After the jury was impaneled and sworn, and the prosecution had called a witness, the defendant objected to the giving of any evidence under the indictment, on the ground that the indictment was defective and did not charge any criminal offense, nor any offense under the statutes of the United States, nor the offense described in the statute, either in the statutory words or equivalent words, and, especially, did not show that the person charged was a male person; and was insufficient to warrant a verdict or support a judgment of conviction. The court overruled the objection, and the defendant excepted. The following proceedings then took place, as shown by the bill of exceptions:

Clara C. Cannon, a witness called for the prosecution, was sworn, when the defendant renewed the said objection to the indictment, with a like ruling by the court and a like exception.
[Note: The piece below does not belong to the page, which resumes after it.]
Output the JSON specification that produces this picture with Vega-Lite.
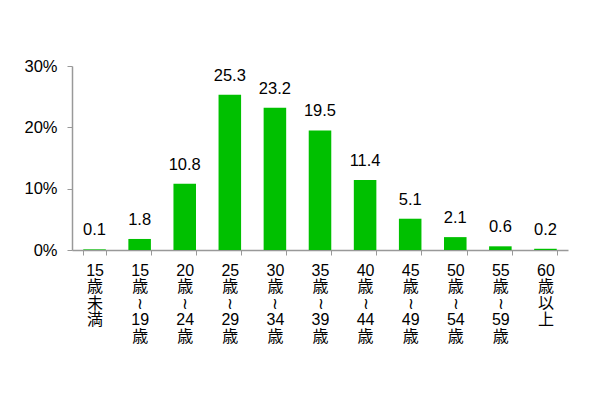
{
  "$schema": "https://vega.github.io/schema/vega-lite/v6.json",
  "autosize": "none",
  "width": 496,
  "height": 184,
  "padding": {"left": 72, "top": 66, "right": 42, "bottom": 150},
  "background": "white",
  "config": {"view": {"stroke": null}, "font": "Liberation Sans"},
  "data": {
    "values": [
      {"age": "15|歳|未|満", "pct": 0.1},
      {"age": "15|歳|≀|19|歳", "pct": 1.8},
      {"age": "20|歳|≀|24|歳", "pct": 10.8},
      {"age": "25|歳|≀|29|歳", "pct": 25.3},
      {"age": "30|歳|≀|34|歳", "pct": 23.2},
      {"age": "35|歳|≀|39|歳", "pct": 19.5},
      {"age": "40|歳|≀|44|歳", "pct": 11.4},
      {"age": "45|歳|≀|49|歳", "pct": 5.1},
      {"age": "50|歳|≀|54|歳", "pct": 2.1},
      {"age": "55|歳|≀|59|歳", "pct": 0.6},
      {"age": "60|歳|以|上", "pct": 0.2}
    ]
  },
  "encoding": {
    "x": {
      "field": "age", "type": "nominal", "sort": null,
      "scale": {"paddingInner": 0.5, "paddingOuter": 0.25},
      "axis": {
        "title": null, "labelAngle": 0, "labelExpr": "split(datum.label, '|')",
        "labelFont": "Liberation Sans, Noto Sans CJK JP", "labelFontSize": 16, "labelColor": "#000",
        "labelLineHeight": 16.5, "labelBaseline": "top", "labelPadding": 7,
        "tickBand": "extent", "tickSize": 5, "tickColor": "#999", "domainColor": "#999", "domainWidth": 1.5
      }
    },
    "y": {
      "field": "pct", "type": "quantitative",
      "scale": {"domain": [0, 30], "nice": false},
      "axis": {
        "title": null, "values": [0, 10, 20, 30], "grid": false,
        "labelExpr": "datum.value + '%'", "labelFontSize": 16.5, "labelColor": "#000",
        "labelPadding": 10, "tickSize": 5, "tickColor": "#999", "domainColor": "#999", "domainWidth": 1.5
      }
    }
  },
  "layer": [
    {"mark": {"type": "bar", "color": "#00c000"}},
    {
      "mark": {"type": "text", "baseline": "bottom", "dy": -11, "fontSize": 16.5, "color": "#000"},
      "encoding": {"text": {"field": "pct", "type": "quantitative", "format": ".1f"}}
    }
  ]
}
The witness testified as follows: 'My full name is Clara C. Cannon. I know the defendant. I have been his wife. I was his wife. I was married to him about ten years ago, and have since lived at 246 First South street, Salt Lake City. I live there now, and have lived in the same house since shortly after I was married. The defendant has lived in the same house part of the time, and in the same house during the past three years. I have one living child, which is a child of that marriage, born January 11, 1882. I have had two other children by that marriage; both born before the living one. In this house I occupy two rooms on the ground floor, a parlor and a dining-room, on the east side. My...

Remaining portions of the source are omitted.